Oui, la démocratie vaut la peine qu’on s’en occupe. Et pour s’en occuper, il existe déjà une institution qui fonctionne, le greffe du Parlement wallon. Cela coûtera, oui, comme chaque fois qu’on organise une élection. La consultation locale à Namur avait son coût. Le budget de la Région wallonne est de 13 milliards d’euros. Le coût d’une consultation est, proportionnellement, infime. C’est une question d’échelle de valeurs.
L’accord politique pour la mise en place de cette consultation populaire réunit le PS, le CDH et le MR. Ecolo, lui, veut encore aller plus loin dans un système de démocratie participative. Vous comprenez ?
C’est un décret qui nécessite une majorité qualifiée. Faire un pas vers l’autre, c’est un compromis. Et toutes les sensibilités doivent s’y retrouver. Et le problème d’Ecolo est toujours le même : vouloir avoir raison tout seul. On peut être les plus beaux idéologues de la terre, à un moment, il faut du concret, il faut qu’un texte aboutisse. Je n’aime pas qu’ils laissent croire que rien n’existe chez les autres. Je suis très ouvert à la démocratie participative.
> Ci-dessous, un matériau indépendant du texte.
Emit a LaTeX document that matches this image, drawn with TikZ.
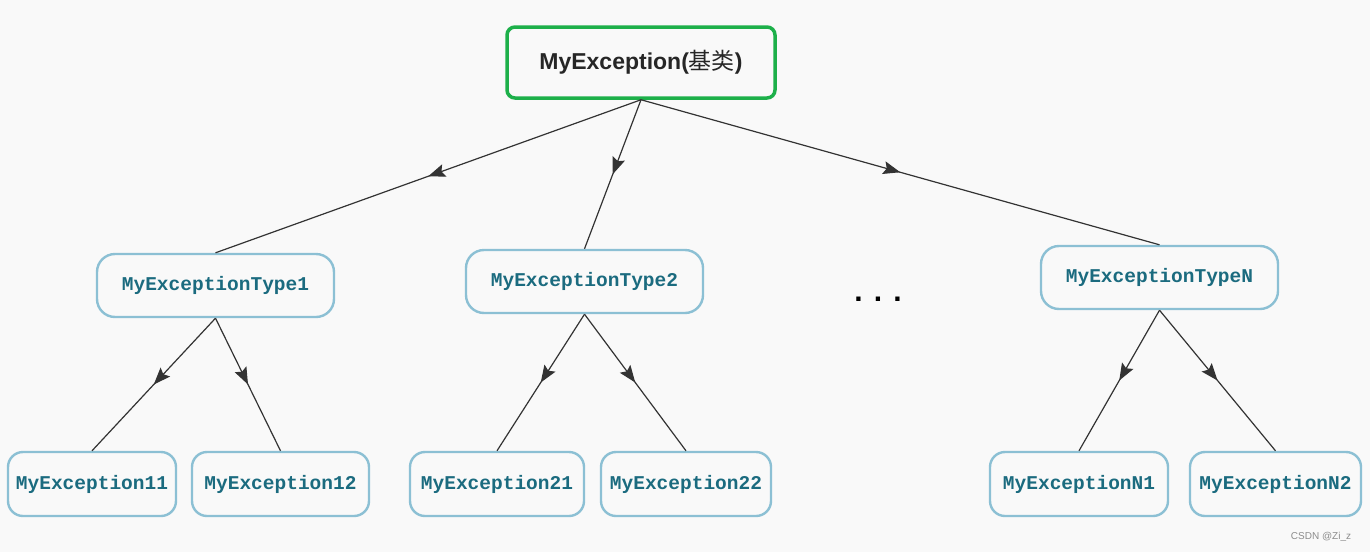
\documentclass[tikz,border=0pt]{standalone}
\usepackage{fontspec}
\setmainfont{Liberation Sans}
\newfontfamily\monofnt{Liberation Mono}
\newfontfamily\cjk{Noto Sans CJK SC}
\usetikzlibrary{arrows.meta,decorations.markings}
\definecolor{bgc}{HTML}{F9F9F9}
\definecolor{tealtxt}{HTML}{1B6B7F}
\definecolor{blueborder}{HTML}{8CC0D4}
\definecolor{greenborder}{HTML}{1DB04A}
\definecolor{edgec}{HTML}{333333}
\tikzset{
  rootbox/.style={draw=greenborder, line width=3.5pt, rounded corners=8pt, fill=bgc,
    minimum width=268pt, minimum height=71pt, inner sep=0pt,
    font=\fontsize{23}{27}\selectfont\bfseries, text=black!85},
  typebox/.style={draw=blueborder, line width=2.4pt, rounded corners=18pt, fill=bgc,
    minimum width=237pt, minimum height=63pt, inner sep=0pt,
    font=\monofnt\fontsize{19.5}{22}\selectfont\bfseries, text=tealtxt},
  leafbox/.style={draw=blueborder, line width=2.4pt, rounded corners=15pt, fill=bgc,
    minimum height=64pt, inner sep=0pt,
    font=\monofnt\fontsize{19.5}{22}\selectfont\bfseries, text=tealtxt},
  midarrow/.style={draw=edgec, line width=1.2pt,
    postaction={decorate},
    decoration={markings, mark=at position 0.5 with {\arrow{Stealth[length=17pt,width=13pt,inset=3pt]}}}}
}
\begin{document}
\begin{tikzpicture}[x=1pt,y=-1pt]
\fill[bgc] (0,0) rectangle (1370,552);
\useasboundingbox (0,0) rectangle (1370,552);

\node[rootbox] (root) at (641,62.5) {MyException({\cjk\mdseries 基类})};

\node[typebox] (t1) at (215.5,285.5) {MyExceptionType1};
\node[typebox] (t2) at (584.5,281.5) {MyExceptionType2};
\node[typebox] (tn) at (1159.5,277.5) {MyExceptionTypeN};

\node[font=\fontsize{30}{32}\selectfont\bfseries] (dots) at (878,299) {. . .};

\node[leafbox, minimum width=168pt] (l11) at (92,484) {MyException11};
\node[leafbox, minimum width=177pt] (l12) at (280.5,484) {MyException12};
\node[leafbox, minimum width=174pt] (l21) at (497,484) {MyException21};
\node[leafbox, minimum width=170pt] (l22) at (686,484) {MyException22};
\node[leafbox, minimum width=178pt] (ln1) at (1079,484) {MyExceptionN1};
\node[leafbox, minimum width=171pt] (ln2) at (1275.5,484) {MyExceptionN2};

\path[midarrow] (root.south) -- (t1.north);
\path[midarrow] (root.south) -- (t2.north);
\path[midarrow] (root.south) -- (tn.north);
\path[midarrow] (t1.south) -- (l11.north);
\path[midarrow] (t1.south) -- (l12.north);
\path[midarrow] (t2.south) -- (l21.north);
\path[midarrow] (t2.south) -- (l22.north);
\path[midarrow] (tn.south) -- (ln1.north);
\path[midarrow] (tn.south) -- (ln2.north);

\node[font=\fontsize{10}{11}\selectfont, text=black!45] (wm) at (1321,537) {CSDN @Zi\_z};
\end{tikzpicture}
\end{document}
Bourgmestre à Huy, j’ai plaisir de travailler avec un des premiers conseils communaux des enfants, avec un conseil consultatif des aînés énergique, un conseil au niveau de l’urbanisme et des comités d’accompagnement dans les grands projets.
Une des critiques adressées au système de démocratie participative est qu’elle privilégie les citoyens les plus instruits et militants - surreprésentés donc - au détriment des gens les plus défavorisés.
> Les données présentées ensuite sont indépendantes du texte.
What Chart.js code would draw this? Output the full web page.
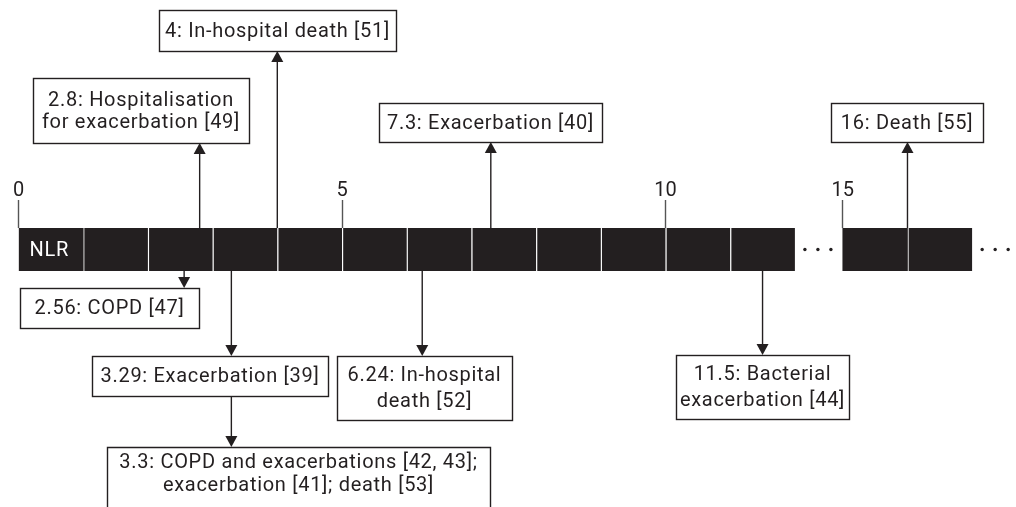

Si vous connaissez des dispositifs parfaits, n’hésitez pas à me les indiquer. On met en place celui-ci qui est intéressant et prometteur. Il fera sans doute ses maladies de jeunesse et on le corrigera le cas échéant, toujours pour le bienfait de notre démocratie.
Contrairement à la France ou la Suisse, une consultation populaire en Wallonie n’accoucherait que d’un avis, en rien contraignant pour le politique qui pourrait s’asseoir dessus. N’est-ce pas in fine de la poudre aux yeux ?
D’abord, la constitution belge ne prévoyant pas de référendum, aucune consultation ne peut être liante. Ensuite, à partir du moment où 60 000 personnes - le seuil fixé pour initier une consultation - s’expriment sur un sujet, c’est un signal politique important sur lequel je vois mal notre Parlement s’asseoir. Ce n’est absolument pas de la poudre aux yeux. La Wallonie est la première région du pays à mettre en place un tel dispositif innovant d’expression citoyenne et elle n’a aucune leçon de gouvernance à recevoir d’aucune autre région.